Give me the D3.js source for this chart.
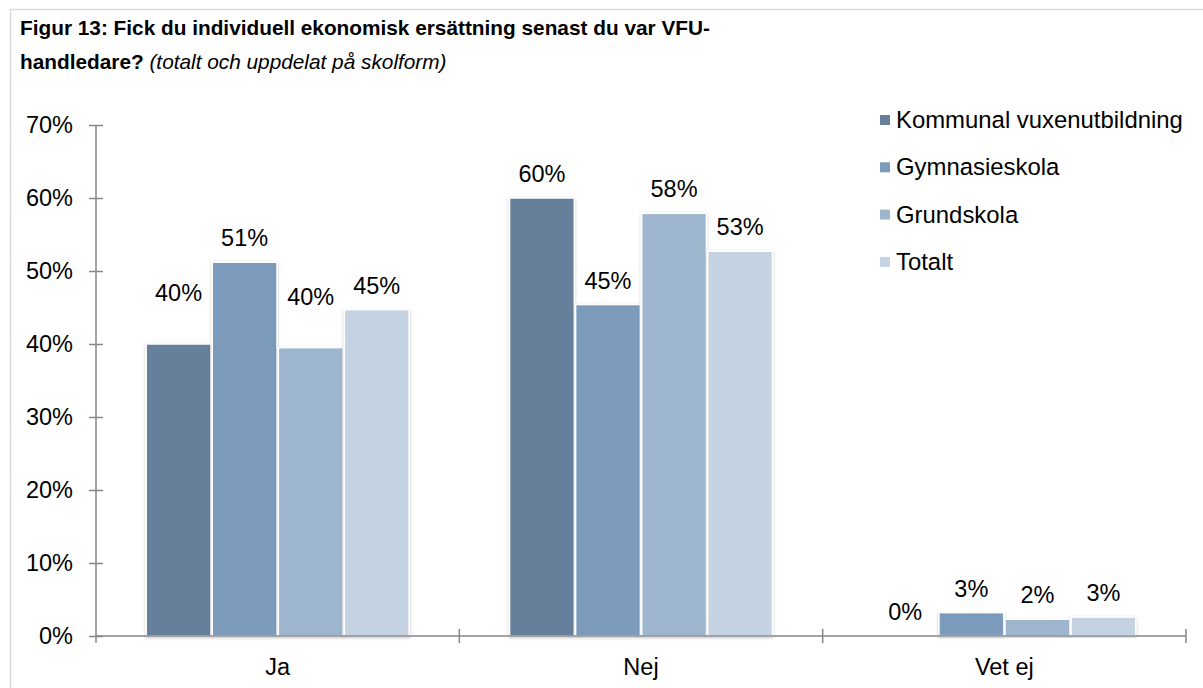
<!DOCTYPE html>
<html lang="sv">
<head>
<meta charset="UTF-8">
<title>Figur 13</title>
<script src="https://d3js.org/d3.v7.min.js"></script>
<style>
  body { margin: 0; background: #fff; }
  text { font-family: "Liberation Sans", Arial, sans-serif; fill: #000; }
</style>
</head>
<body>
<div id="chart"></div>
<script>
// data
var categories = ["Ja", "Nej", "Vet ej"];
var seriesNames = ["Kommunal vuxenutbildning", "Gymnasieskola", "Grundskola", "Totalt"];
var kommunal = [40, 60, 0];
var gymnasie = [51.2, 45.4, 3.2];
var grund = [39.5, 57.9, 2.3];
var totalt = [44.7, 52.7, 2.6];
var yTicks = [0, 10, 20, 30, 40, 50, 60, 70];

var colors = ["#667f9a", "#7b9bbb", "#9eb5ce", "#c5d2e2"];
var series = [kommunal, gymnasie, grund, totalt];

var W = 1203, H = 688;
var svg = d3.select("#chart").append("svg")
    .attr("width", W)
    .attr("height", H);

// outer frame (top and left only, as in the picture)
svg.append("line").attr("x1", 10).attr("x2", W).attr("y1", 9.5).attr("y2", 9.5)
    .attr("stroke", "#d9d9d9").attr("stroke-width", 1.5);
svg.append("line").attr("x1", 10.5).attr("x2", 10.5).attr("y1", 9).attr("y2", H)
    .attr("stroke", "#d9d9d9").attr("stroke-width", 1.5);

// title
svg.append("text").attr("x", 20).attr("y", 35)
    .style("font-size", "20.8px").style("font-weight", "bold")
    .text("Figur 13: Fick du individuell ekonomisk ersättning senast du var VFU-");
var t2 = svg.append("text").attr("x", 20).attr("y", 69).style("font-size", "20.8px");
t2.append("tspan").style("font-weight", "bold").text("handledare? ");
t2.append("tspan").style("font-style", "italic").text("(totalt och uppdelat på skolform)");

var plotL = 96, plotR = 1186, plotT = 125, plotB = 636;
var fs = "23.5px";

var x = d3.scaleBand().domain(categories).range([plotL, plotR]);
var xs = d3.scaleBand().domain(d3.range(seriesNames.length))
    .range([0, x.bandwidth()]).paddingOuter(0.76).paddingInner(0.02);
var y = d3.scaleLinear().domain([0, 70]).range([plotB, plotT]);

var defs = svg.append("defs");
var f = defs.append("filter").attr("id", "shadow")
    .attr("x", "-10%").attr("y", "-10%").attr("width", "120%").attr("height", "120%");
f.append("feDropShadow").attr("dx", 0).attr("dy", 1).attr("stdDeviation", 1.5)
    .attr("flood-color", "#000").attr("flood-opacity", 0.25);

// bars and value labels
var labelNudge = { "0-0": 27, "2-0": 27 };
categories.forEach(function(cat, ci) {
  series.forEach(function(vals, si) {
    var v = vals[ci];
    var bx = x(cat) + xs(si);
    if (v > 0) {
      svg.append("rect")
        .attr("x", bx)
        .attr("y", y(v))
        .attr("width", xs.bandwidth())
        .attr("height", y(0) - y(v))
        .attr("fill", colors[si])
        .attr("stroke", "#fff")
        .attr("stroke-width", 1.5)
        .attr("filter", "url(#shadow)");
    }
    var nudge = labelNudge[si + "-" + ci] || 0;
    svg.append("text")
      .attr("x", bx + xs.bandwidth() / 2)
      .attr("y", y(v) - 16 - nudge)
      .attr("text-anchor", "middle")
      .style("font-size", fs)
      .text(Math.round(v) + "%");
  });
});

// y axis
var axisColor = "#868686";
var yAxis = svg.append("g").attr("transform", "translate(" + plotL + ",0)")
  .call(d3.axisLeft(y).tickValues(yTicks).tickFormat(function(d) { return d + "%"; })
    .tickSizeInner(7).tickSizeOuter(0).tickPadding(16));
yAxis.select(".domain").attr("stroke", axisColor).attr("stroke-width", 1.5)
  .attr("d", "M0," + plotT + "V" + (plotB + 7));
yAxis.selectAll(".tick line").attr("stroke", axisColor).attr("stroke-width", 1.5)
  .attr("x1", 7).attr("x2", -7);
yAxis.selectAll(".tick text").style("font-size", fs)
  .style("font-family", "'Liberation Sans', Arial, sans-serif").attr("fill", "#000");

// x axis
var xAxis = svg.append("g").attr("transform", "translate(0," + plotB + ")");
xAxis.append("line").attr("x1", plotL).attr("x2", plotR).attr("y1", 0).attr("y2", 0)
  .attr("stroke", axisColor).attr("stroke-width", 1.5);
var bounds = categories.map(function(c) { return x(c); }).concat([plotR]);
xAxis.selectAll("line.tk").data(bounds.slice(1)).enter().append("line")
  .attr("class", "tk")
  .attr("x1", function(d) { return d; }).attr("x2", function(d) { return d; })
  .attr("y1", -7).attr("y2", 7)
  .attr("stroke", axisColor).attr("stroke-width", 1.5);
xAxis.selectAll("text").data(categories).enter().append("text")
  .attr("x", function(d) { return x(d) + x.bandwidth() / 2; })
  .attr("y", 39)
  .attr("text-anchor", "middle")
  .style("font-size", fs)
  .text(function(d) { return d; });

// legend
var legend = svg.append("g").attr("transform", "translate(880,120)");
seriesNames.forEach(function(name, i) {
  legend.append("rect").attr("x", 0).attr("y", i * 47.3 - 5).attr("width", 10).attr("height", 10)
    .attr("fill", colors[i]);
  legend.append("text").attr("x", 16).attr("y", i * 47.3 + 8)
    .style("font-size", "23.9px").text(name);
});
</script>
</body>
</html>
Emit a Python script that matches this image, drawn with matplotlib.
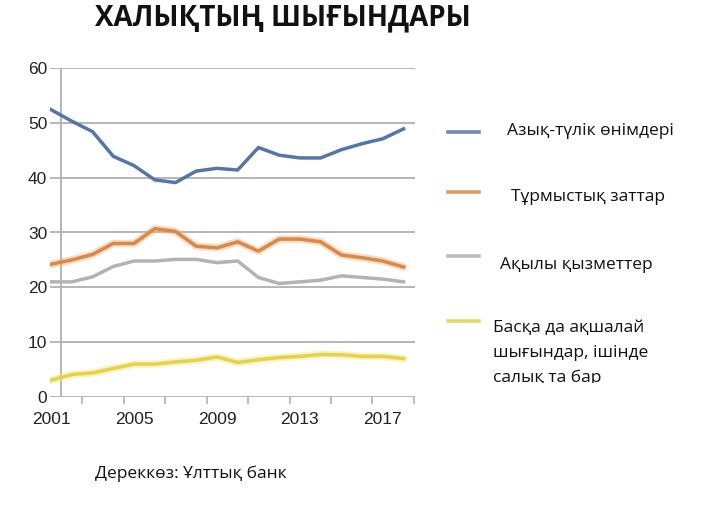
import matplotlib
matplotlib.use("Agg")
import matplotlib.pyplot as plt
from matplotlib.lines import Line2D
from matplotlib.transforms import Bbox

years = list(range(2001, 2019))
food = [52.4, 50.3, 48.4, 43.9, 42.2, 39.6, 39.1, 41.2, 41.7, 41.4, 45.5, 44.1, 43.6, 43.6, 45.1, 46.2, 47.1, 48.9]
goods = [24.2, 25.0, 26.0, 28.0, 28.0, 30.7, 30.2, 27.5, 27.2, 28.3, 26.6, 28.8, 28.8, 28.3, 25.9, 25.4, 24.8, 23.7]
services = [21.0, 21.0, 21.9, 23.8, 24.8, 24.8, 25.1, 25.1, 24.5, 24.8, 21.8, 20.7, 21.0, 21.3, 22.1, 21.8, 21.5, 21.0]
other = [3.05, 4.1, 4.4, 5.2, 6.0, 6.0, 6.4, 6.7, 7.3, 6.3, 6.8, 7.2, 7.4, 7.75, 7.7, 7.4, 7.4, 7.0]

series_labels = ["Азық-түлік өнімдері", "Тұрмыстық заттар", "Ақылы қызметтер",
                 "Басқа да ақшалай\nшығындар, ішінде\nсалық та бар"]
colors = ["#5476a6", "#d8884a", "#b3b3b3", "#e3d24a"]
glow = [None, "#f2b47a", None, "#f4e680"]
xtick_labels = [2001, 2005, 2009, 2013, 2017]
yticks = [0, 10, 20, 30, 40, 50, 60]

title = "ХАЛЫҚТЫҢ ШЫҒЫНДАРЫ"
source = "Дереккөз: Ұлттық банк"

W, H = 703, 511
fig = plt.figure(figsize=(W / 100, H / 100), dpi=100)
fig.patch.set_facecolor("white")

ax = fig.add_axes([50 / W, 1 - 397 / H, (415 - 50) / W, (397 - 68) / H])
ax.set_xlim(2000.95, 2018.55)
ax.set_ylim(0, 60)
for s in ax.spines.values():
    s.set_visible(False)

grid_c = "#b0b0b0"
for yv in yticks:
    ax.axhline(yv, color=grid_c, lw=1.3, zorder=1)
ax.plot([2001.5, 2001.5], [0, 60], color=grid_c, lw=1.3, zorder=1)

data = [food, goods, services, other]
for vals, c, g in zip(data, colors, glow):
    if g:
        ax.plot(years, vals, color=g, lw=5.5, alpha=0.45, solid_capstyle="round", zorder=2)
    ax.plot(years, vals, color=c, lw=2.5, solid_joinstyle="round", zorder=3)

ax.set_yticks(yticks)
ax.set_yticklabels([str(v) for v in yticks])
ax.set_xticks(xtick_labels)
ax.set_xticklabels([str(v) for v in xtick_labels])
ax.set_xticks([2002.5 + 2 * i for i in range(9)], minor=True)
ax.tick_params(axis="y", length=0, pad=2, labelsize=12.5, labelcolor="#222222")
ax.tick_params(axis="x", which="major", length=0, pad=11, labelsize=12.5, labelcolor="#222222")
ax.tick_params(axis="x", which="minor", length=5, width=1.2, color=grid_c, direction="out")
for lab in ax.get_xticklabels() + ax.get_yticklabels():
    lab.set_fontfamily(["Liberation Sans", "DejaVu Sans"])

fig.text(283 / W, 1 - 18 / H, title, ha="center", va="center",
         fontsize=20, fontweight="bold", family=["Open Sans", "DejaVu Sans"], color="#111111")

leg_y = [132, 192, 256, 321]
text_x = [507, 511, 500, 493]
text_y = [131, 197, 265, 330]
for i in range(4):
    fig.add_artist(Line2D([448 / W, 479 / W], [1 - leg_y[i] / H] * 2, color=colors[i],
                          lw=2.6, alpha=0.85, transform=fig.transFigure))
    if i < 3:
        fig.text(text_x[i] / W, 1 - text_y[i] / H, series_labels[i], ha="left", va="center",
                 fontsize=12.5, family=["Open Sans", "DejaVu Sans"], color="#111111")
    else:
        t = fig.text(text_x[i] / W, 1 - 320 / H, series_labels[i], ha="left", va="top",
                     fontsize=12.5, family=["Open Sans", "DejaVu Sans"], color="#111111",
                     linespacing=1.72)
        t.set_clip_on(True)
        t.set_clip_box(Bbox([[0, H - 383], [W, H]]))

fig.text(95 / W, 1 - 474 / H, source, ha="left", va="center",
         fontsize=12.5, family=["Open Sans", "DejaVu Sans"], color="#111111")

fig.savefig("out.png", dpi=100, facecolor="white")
○ ○ ○ ○ ○ ○ ○
What to work on: Reproduce the data above exactly, but only the lines from the one showing "Emit a Python" through the one showing "7.4, 7.4, 7.0]", with both ends kept and the pictures left out.

Completed exercise:
Emit a Python script that matches this image, drawn with matplotlib.
import matplotlib
matplotlib.use("Agg")
import matplotlib.pyplot as plt
from matplotlib.lines import Line2D
from matplotlib.transforms import Bbox

years = list(range(2001, 2019))
food = [52.4, 50.3, 48.4, 43.9, 42.2, 39.6, 39.1, 41.2, 41.7, 41.4, 45.5, 44.1, 43.6, 43.6, 45.1, 46.2, 47.1, 48.9]
goods = [24.2, 25.0, 26.0, 28.0, 28.0, 30.7, 30.2, 27.5, 27.2, 28.3, 26.6, 28.8, 28.8, 28.3, 25.9, 25.4, 24.8, 23.7]
services = [21.0, 21.0, 21.9, 23.8, 24.8, 24.8, 25.1, 25.1, 24.5, 24.8, 21.8, 20.7, 21.0, 21.3, 22.1, 21.8, 21.5, 21.0]
other = [3.05, 4.1, 4.4, 5.2, 6.0, 6.0, 6.4, 6.7, 7.3, 6.3, 6.8, 7.2, 7.4, 7.75, 7.7, 7.4, 7.4, 7.0]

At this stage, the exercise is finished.